Aug 30, 2009

Article 1: First steps into western music theory - For the carnatic aficionado

I am hoping this is the beginning of a series of articles on the rudiments of western music theory. It assumes the reader understands carnatic music. This series starts as a result of a conversation with Harish Ganapathy, who figures on my top 3 list of carnatic singers. (I will post a link into a few of his songs shortly :)

I am not an expert at all on Carnatic music. My knowledge of it barely scratches the surface. But I believe I know the basics enough to take the carnatic expert through the basics of western music, and from there you (the carnatic music expert) are on your own.

The 7 basic notes of music remain intact, of course. Different singers pick Sa's at different pitches convenient to them. Basically they are picking a Sa at a frequency that is comfortable to them given the range of their voice. [For the violin player it makes no difference whatsoever, and so they can tune their Sa to whatever is the singer's comfort].

In western music, the concept of Sa is a bit more nebulous. Western music, as most of you probably know has the 7 notes A, B, C, D, E, F and G. Each of these notes maps to a particular fundamental frequency. So one carnatic singer's Sa could map the the note C. And another singer's Sa could map to the note D. Lets say these singers are singing Sankarabharanam. The first singer would then be singing the scale of C Major, and the second singer would be singing the scale of D Major.

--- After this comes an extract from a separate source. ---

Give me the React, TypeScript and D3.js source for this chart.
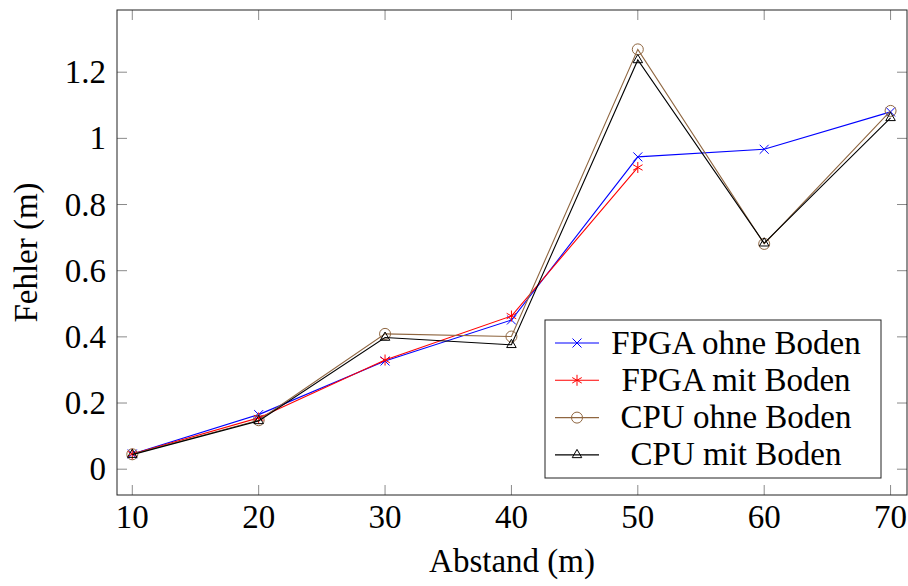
import React from 'react';
import * as d3 from 'd3';

// distances (m)
const distances = [10, 20, 30, 40, 50, 60, 70];

const fpgaOhneBoden = [0.046, 0.165, 0.327, 0.451, 0.944, 0.967, 1.08];
const fpgaMitBoden = [0.046, 0.155, 0.33, 0.463, 0.912];
const cpuOhneBoden = [0.045, 0.148, 0.409, 0.401, 1.269, 0.681, 1.083];
const cpuMitBoden = [0.044, 0.146, 0.398, 0.376, 1.237, 0.683, 1.062];

const xTicks = [10, 20, 30, 40, 50, 60, 70];
const yTicks = [0, 0.2, 0.4, 0.6, 0.8, 1, 1.2];

const seriesNames = ['FPGA ohne Boden', 'FPGA mit Boden', 'CPU ohne Boden', 'CPU mit Boden'];
const seriesColors = ['#0000ff', '#ff0000', '#8f6640', '#000000'];
const seriesMarks = ['x', 'asterisk', 'circle', 'triangle'];
const seriesValues = [fpgaOhneBoden, fpgaMitBoden, cpuOhneBoden, cpuMitBoden];

const W = 908;
const H = 586;
const margin = { top: 10, right: 1, bottom: 91, left: 117 };
const FONT = 'Liberation Serif, DejaVu Serif, serif';
const FS = 33;

const Marker = ({ kind, cx, cy, color }: { kind: string; cx: number; cy: number; color: string }) => {
  const s = 4.5;
  if (kind === 'x') {
    return (
      <g stroke={color} strokeWidth={1}>
        <line x1={cx - s} y1={cy - s} x2={cx + s} y2={cy + s} />
        <line x1={cx - s} y1={cy + s} x2={cx + s} y2={cy - s} />
      </g>
    );
  }
  if (kind === 'asterisk') {
    const r = 5.5;
    return (
      <g stroke={color} strokeWidth={1}>
        {[90, 30, -30].map((a) => {
          const t = (a * Math.PI) / 180;
          return <line key={a} x1={cx - r * Math.cos(t)} y1={cy - r * Math.sin(t)} x2={cx + r * Math.cos(t)} y2={cy + r * Math.sin(t)} />;
        })}
      </g>
    );
  }
  if (kind === 'circle') {
    return <circle cx={cx} cy={cy} r={5.5} fill="none" stroke={color} strokeWidth={1} />;
  }
  const r = 5.5;
  const pts = [90, 210, 330].map((a) => {
    const t = (a * Math.PI) / 180;
    return `${cx + r * Math.cos(t)},${cy - r * Math.sin(t)}`;
  });
  return <polygon points={pts.join(' ')} fill="none" stroke={color} strokeWidth={1} />;
};

export default function App() {
  const iw = W - margin.left - margin.right;
  const ih = H - margin.top - margin.bottom;
  const x = d3.scaleLinear().domain([8.79, 71.3]).range([0, iw]);
  const y = d3.scaleLinear().domain([-0.078, 1.388]).range([ih, 0]);

  const line = d3
    .line<number>()
    .x((_, i) => x(distances[i]))
    .y((d) => y(d));

  const tickLen = 10;
  const tickColor = '#8a8a8a';

  // legend
  const lg = { x: 428, y: 310, w: 336, h: 158, row: 37.3 };

  return (
    <svg width={W} height={H} style={{ position: 'absolute', left: 0, top: 0, background: '#fff', fontFamily: FONT }}>
      <g transform={`translate(${margin.left},${margin.top})`} fill="#000">
        {/* ticks on all four sides */}
        {xTicks.map((t) => (
          <g key={'x' + t}>
            <line x1={x(t)} x2={x(t)} y1={ih} y2={ih - tickLen} stroke={tickColor} />
            <line x1={x(t)} x2={x(t)} y1={0} y2={tickLen} stroke={tickColor} />
            <text x={x(t)} y={ih + 33} textAnchor="middle" fontSize={FS}>
              {t}
            </text>
          </g>
        ))}
        {yTicks.map((t) => (
          <g key={'y' + t}>
            <line x1={0} x2={tickLen} y1={y(t)} y2={y(t)} stroke={tickColor} />
            <line x1={iw} x2={iw - tickLen} y1={y(t)} y2={y(t)} stroke={tickColor} />
            <text x={-11} y={y(t) + 11} textAnchor="end" fontSize={FS}>
              {d3.format('~g')(t)}
            </text>
          </g>
        ))}

        {/* series */}
        {seriesValues.map((vals, si) => (
          <g key={seriesNames[si]}>
            <path d={line(vals) || ''} fill="none" stroke={seriesColors[si]} strokeWidth={1.1} />
            {vals.map((v, i) => (
              <Marker key={i} kind={seriesMarks[si]} cx={x(distances[i])} cy={y(v)} color={seriesColors[si]} />
            ))}
          </g>
        ))}

        {/* frame */}
        <rect x={0} y={0} width={iw} height={ih} fill="none" stroke="#222" strokeWidth={1} />

        {/* legend */}
        <g transform={`translate(${lg.x},${lg.y})`}>
          <rect x={0} y={0} width={lg.w} height={lg.h} fill="#fff" stroke="#222" strokeWidth={1} />
          {seriesNames.map((name, i) => {
            const cy = 23 + i * lg.row;
            return (
              <g key={name}>
                <line x1={10} x2={54} y1={cy} y2={cy} stroke={seriesColors[i]} strokeWidth={1.1} />
                <Marker kind={seriesMarks[i]} cx={32} cy={cy} color={seriesColors[i]} />
                <text x={191} y={cy + 10.5} textAnchor="middle" fontSize={FS}>
                  {name}
                </text>
              </g>
            );
          })}
        </g>

        {/* axis labels */}
        <text x={iw / 2} y={ih + 77} textAnchor="middle" fontSize={FS}>
          Abstand (m)
        </text>
        <text transform={`translate(${-80},${ih / 2}) rotate(-90)`} textAnchor="middle" fontSize={FS}>
          Fehler (m)
        </text>
      </g>
    </svg>
  );
}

Which brings us right over to the concept of scale. The scale concept should not really be confused with the Raga concept of carnatic music. There are only 2 well known and often used scale modes in western music - the major and the minor. These correspond, (for sake of understanding) to Sankarabharanam and Keeravani. Any piece of music in western music is written in either a minor scale or in a major scale.

The Sa of the scale determines what that scale is called. If the Sa is E, then the scale is E major or E minor. If the Sa is G, then the scale is G major or G minor. Within the same performance, singers and instruments effortlessly move between different scales for differnt songs. Even during a single song, the Sa can change from E to G. That means that a song in E major can quite possibly move to G major. (E and G are examples to illustrate. They are not necessarily good movements!). Even within the same piece of music, you can move from G major to E minor. These are all just movements of notes, and western music is extremely flexible in this respect. There is hardly a major piece of music in western classical music which begins and continues right through till the end on the same scale.

Compare this to Carnatic, where a song starting in Sankarabharanam in a Sa mapping to E, will always stay fixed between the defined 7 notes until the end of the song (unless it is a ragamalika or something, which is comparatively much rarer in carnatic music, anyway).

In the next article, I wll talk about the individual notes in western music and how they map to carnatic. That will give a clearer understanding of how the western music performer plays Keeravani starting from G, or Sankarabharanam starting from A, or extrapolating it further, how they play a Kalyani or a Shanmugapriya. The basics are the same, the fundamentals are the same, but the way of reading, the way of writing, and the way of understanding is a little different.